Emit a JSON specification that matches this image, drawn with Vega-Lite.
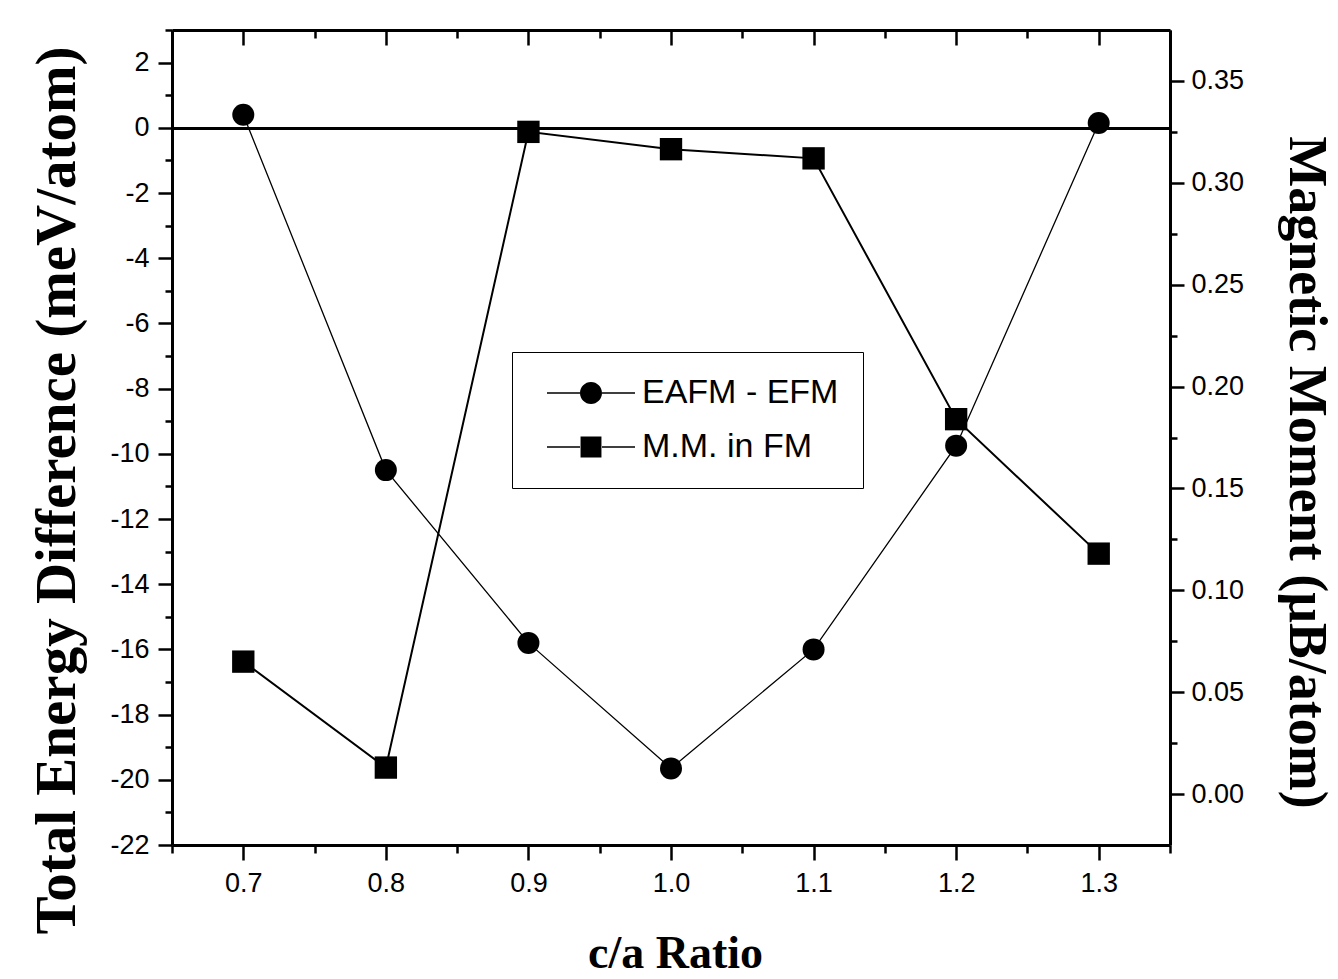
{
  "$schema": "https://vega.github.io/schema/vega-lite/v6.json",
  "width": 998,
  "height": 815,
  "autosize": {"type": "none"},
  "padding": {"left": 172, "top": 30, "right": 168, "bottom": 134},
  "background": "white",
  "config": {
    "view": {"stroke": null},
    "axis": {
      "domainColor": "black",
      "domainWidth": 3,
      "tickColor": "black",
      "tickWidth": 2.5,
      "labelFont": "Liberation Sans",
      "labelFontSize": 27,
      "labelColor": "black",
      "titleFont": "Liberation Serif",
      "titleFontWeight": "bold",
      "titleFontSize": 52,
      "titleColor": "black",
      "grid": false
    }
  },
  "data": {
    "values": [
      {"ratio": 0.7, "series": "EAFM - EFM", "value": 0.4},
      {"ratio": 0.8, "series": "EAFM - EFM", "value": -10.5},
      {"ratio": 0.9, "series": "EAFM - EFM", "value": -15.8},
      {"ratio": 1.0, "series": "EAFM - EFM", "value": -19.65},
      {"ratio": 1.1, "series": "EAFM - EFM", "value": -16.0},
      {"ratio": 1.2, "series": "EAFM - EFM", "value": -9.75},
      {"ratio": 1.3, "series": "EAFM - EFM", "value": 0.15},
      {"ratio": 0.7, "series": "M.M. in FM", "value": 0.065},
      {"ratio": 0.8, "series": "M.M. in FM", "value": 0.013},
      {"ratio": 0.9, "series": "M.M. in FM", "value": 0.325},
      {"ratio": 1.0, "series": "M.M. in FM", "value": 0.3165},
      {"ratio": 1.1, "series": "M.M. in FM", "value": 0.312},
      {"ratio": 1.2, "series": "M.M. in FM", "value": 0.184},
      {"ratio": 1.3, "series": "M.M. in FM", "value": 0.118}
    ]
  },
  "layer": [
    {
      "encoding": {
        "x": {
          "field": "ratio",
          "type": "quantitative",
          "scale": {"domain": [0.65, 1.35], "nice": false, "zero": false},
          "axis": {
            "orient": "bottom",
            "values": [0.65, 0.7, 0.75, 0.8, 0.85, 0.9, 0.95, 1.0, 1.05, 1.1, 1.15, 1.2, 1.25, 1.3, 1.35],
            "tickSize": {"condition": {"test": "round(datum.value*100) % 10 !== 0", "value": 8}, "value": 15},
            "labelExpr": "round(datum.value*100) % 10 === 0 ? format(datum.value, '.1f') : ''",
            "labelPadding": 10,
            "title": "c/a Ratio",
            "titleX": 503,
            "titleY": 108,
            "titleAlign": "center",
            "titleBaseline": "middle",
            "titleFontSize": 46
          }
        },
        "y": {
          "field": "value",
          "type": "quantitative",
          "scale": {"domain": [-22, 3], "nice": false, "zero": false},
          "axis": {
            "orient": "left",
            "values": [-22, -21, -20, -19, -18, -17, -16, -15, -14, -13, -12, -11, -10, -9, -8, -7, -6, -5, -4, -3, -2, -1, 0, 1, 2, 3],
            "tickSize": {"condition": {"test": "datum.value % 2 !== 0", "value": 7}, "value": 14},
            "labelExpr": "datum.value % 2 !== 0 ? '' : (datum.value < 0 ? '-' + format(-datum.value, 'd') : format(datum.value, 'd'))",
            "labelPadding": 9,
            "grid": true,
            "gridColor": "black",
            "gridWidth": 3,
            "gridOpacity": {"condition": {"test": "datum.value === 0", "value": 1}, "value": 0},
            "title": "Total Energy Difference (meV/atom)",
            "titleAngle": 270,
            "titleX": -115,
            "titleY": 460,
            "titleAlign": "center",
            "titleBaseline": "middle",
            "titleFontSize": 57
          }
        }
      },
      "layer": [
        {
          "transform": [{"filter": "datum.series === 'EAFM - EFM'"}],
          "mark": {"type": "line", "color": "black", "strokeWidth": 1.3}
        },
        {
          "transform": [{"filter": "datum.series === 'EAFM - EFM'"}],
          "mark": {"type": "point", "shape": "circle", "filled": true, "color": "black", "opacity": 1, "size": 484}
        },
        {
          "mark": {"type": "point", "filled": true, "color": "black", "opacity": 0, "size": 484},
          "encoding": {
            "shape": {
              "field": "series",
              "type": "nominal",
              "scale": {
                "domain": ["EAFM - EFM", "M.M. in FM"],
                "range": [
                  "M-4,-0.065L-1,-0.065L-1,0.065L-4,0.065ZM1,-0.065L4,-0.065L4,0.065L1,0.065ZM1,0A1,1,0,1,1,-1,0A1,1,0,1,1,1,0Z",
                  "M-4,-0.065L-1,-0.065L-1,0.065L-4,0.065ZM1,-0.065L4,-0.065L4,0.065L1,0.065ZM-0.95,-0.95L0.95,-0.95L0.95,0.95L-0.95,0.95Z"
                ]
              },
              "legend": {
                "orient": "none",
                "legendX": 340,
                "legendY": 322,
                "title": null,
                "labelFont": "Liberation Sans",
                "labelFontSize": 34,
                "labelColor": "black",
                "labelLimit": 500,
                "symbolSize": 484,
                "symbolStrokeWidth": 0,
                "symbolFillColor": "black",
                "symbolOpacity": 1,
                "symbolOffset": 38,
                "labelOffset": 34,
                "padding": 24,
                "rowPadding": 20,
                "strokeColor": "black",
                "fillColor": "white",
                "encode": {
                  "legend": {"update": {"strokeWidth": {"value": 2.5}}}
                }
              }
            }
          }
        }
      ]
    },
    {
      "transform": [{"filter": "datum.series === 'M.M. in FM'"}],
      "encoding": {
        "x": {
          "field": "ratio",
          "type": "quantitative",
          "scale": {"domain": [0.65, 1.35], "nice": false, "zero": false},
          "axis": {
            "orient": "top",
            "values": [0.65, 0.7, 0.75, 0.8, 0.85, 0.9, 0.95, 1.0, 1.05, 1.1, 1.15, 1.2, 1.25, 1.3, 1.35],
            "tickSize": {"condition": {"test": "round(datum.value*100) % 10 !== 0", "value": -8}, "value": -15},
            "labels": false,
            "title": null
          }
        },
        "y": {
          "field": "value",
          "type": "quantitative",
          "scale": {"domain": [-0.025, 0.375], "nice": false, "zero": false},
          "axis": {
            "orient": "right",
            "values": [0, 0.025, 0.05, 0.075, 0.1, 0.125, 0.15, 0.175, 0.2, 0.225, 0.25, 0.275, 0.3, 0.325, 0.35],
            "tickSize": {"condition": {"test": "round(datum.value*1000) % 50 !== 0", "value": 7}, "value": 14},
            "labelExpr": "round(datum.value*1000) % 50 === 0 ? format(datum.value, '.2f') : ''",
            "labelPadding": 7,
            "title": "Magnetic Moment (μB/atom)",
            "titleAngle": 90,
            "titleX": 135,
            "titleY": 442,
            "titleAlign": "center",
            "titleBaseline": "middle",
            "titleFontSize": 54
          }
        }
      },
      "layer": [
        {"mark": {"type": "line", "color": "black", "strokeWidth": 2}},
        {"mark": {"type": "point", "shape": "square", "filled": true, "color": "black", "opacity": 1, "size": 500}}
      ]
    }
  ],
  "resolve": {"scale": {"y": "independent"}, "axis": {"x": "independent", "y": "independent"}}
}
§ §
> **Written exercise**: Images should not appear in the copy; retype the listing above exactly.

> **Task answer**:
Emit a JSON specification that matches this image, drawn with Vega-Lite.
{
  "$schema": "https://vega.github.io/schema/vega-lite/v6.json",
  "width": 998,
  "height": 815,
  "autosize": {"type": "none"},
  "padding": {"left": 172, "top": 30, "right": 168, "bottom": 134},
  "background": "white",
  "config": {
    "view": {"stroke": null},
    "axis": {
      "domainColor": "black",
      "domainWidth": 3,
      "tickColor": "black",
      "tickWidth": 2.5,
      "labelFont": "Liberation Sans",
      "labelFontSize": 27,
      "labelColor": "black",
      "titleFont": "Liberation Serif",
      "titleFontWeight": "bold",
      "titleFontSize": 52,
      "titleColor": "black",
      "grid": false
    }
  },
  "data": {
    "values": [
      {"ratio": 0.7, "series": "EAFM - EFM", "value": 0.4},
      {"ratio": 0.8, "series": "EAFM - EFM", "value": -10.5},
      {"ratio": 0.9, "series": "EAFM - EFM", "value": -15.8},
      {"ratio": 1.0, "series": "EAFM - EFM", "value": -19.65},
      {"ratio": 1.1, "series": "EAFM - EFM", "value": -16.0},
      {"ratio": 1.2, "series": "EAFM - EFM", "value": -9.75},
      {"ratio": 1.3, "series": "EAFM - EFM", "value": 0.15},
      {"ratio": 0.7, "series": "M.M. in FM", "value": 0.065},
      {"ratio": 0.8, "series": "M.M. in FM", "value": 0.013},
      {"ratio": 0.9, "series": "M.M. in FM", "value": 0.325},
      {"ratio": 1.0, "series": "M.M. in FM", "value": 0.3165},
      {"ratio": 1.1, "series": "M.M. in FM", "value": 0.312},
      {"ratio": 1.2, "series": "M.M. in FM", "value": 0.184},
      {"ratio": 1.3, "series": "M.M. in FM", "value": 0.118}
    ]
  },
  "layer": [
    {
      "encoding": {
        "x": {
          "field": "ratio",
          "type": "quantitative",
          "scale": {"domain": [0.65, 1.35], "nice": false, "zero": false},
          "axis": {
            "orient": "bottom",
            "values": [0.65, 0.7, 0.75, 0.8, 0.85, 0.9, 0.95, 1.0, 1.05, 1.1, 1.15, 1.2, 1.25, 1.3, 1.35],
            "tickSize": {"condition": {"test": "round(datum.value*100) % 10 !== 0", "value": 8}, "value": 15},
            "labelExpr": "round(datum.value*100) % 10 === 0 ? format(datum.value, '.1f') : ''",
            "labelPadding": 10,
            "title": "c/a Ratio",
            "titleX": 503,
            "titleY": 108,
            "titleAlign": "center",
            "titleBaseline": "middle",
            "titleFontSize": 46
          }
        },
        "y": {
          "field": "value",
          "type": "quantitative",
          "scale": {"domain": [-22, 3], "nice": false, "zero": false},
          "axis": {
            "orient": "left",
            "values": [-22, -21, -20, -19, -18, -17, -16, -15, -14, -13, -12, -11, -10, -9, -8, -7, -6, -5, -4, -3, -2, -1, 0, 1, 2, 3],
            "tickSize": {"condition": {"test": "datum.value % 2 !== 0", "value": 7}, "value": 14},
            "labelExpr": "datum.value % 2 !== 0 ? '' : (datum.value < 0 ? '-' + format(-datum.value, 'd') : format(datum.value, 'd'))",
            "labelPadding": 9,
            "grid": true,
            "gridColor": "black",
            "gridWidth": 3,
            "gridOpacity": {"condition": {"test": "datum.value === 0", "value": 1}, "value": 0},
            "title": "Total Energy Difference (meV/atom)",
            "titleAngle": 270,
            "titleX": -115,
            "titleY": 460,
            "titleAlign": "center",
            "titleBaseline": "middle",
            "titleFontSize": 57
          }
        }
      },
      "layer": [
        {
          "transform": [{"filter": "datum.series === 'EAFM - EFM'"}],
          "mark": {"type": "line", "color": "black", "strokeWidth": 1.3}
        },
        {
          "transform": [{"filter": "datum.series === 'EAFM - EFM'"}],
          "mark": {"type": "point", "shape": "circle", "filled": true, "color": "black", "opacity": 1, "size": 484}
        },
        {
          "mark": {"type": "point", "filled": true, "color": "black", "opacity": 0, "size": 484},
          "encoding": {
            "shape": {
              "field": "series",
              "type": "nominal",
              "scale": {
                "domain": ["EAFM - EFM", "M.M. in FM"],
                "range": [
                  "M-4,-0.065L-1,-0.065L-1,0.065L-4,0.065ZM1,-0.065L4,-0.065L4,0.065L1,0.065ZM1,0A1,1,0,1,1,-1,0A1,1,0,1,1,1,0Z",
                  "M-4,-0.065L-1,-0.065L-1,0.065L-4,0.065ZM1,-0.065L4,-0.065L4,0.065L1,0.065ZM-0.95,-0.95L0.95,-0.95L0.95,0.95L-0.95,0.95Z"
                ]
              },
              "legend": {
                "orient": "none",
                "legendX": 340,
                "legendY": 322,
                "title": null,
                "labelFont": "Liberation Sans",
                "labelFontSize": 34,
                "labelColor": "black",
                "labelLimit": 500,
                "symbolSize": 484,
                "symbolStrokeWidth": 0,
                "symbolFillColor": "black",
                "symbolOpacity": 1,
                "symbolOffset": 38,
                "labelOffset": 34,
                "padding": 24,
                "rowPadding": 20,
                "strokeColor": "black",
                "fillColor": "white",
                "encode": {
                  "legend": {"update": {"strokeWidth": {"value": 2.5}}}
                }
              }
            }
          }
        }
      ]
    },
    {
      "transform": [{"filter": "datum.series === 'M.M. in FM'"}],
      "encoding": {
        "x": {
          "field": "ratio",
          "type": "quantitative",
          "scale": {"domain": [0.65, 1.35], "nice": false, "zero": false},
          "axis": {
            "orient": "top",
            "values": [0.65, 0.7, 0.75, 0.8, 0.85, 0.9, 0.95, 1.0, 1.05, 1.1, 1.15, 1.2, 1.25, 1.3, 1.35],
            "tickSize": {"condition": {"test": "round(datum.value*100) % 10 !== 0", "value": -8}, "value": -15},
            "labels": false,
            "title": null
          }
        },
        "y": {
          "field": "value",
          "type": "quantitative",
          "scale": {"domain": [-0.025, 0.375], "nice": false, "zero": false},
          "axis": {
            "orient": "right",
            "values": [0, 0.025, 0.05, 0.075, 0.1, 0.125, 0.15, 0.175, 0.2, 0.225, 0.25, 0.275, 0.3, 0.325, 0.35],
            "tickSize": {"condition": {"test": "round(datum.value*1000) % 50 !== 0", "value": 7}, "value": 14},
            "labelExpr": "round(datum.value*1000) % 50 === 0 ? format(datum.value, '.2f') : ''",
            "labelPadding": 7,
            "title": "Magnetic Moment (μB/atom)",
            "titleAngle": 90,
            "titleX": 135,
            "titleY": 442,
            "titleAlign": "center",
            "titleBaseline": "middle",
            "titleFontSize": 54
          }
        }
      },
      "layer": [
        {"mark": {"type": "line", "color": "black", "strokeWidth": 2}},
        {"mark": {"type": "point", "shape": "square", "filled": true, "color": "black", "opacity": 1, "size": 500}}
      ]
    }
  ],
  "resolve": {"scale": {"y": "independent"}, "axis": {"x": "independent", "y": "independent"}}
}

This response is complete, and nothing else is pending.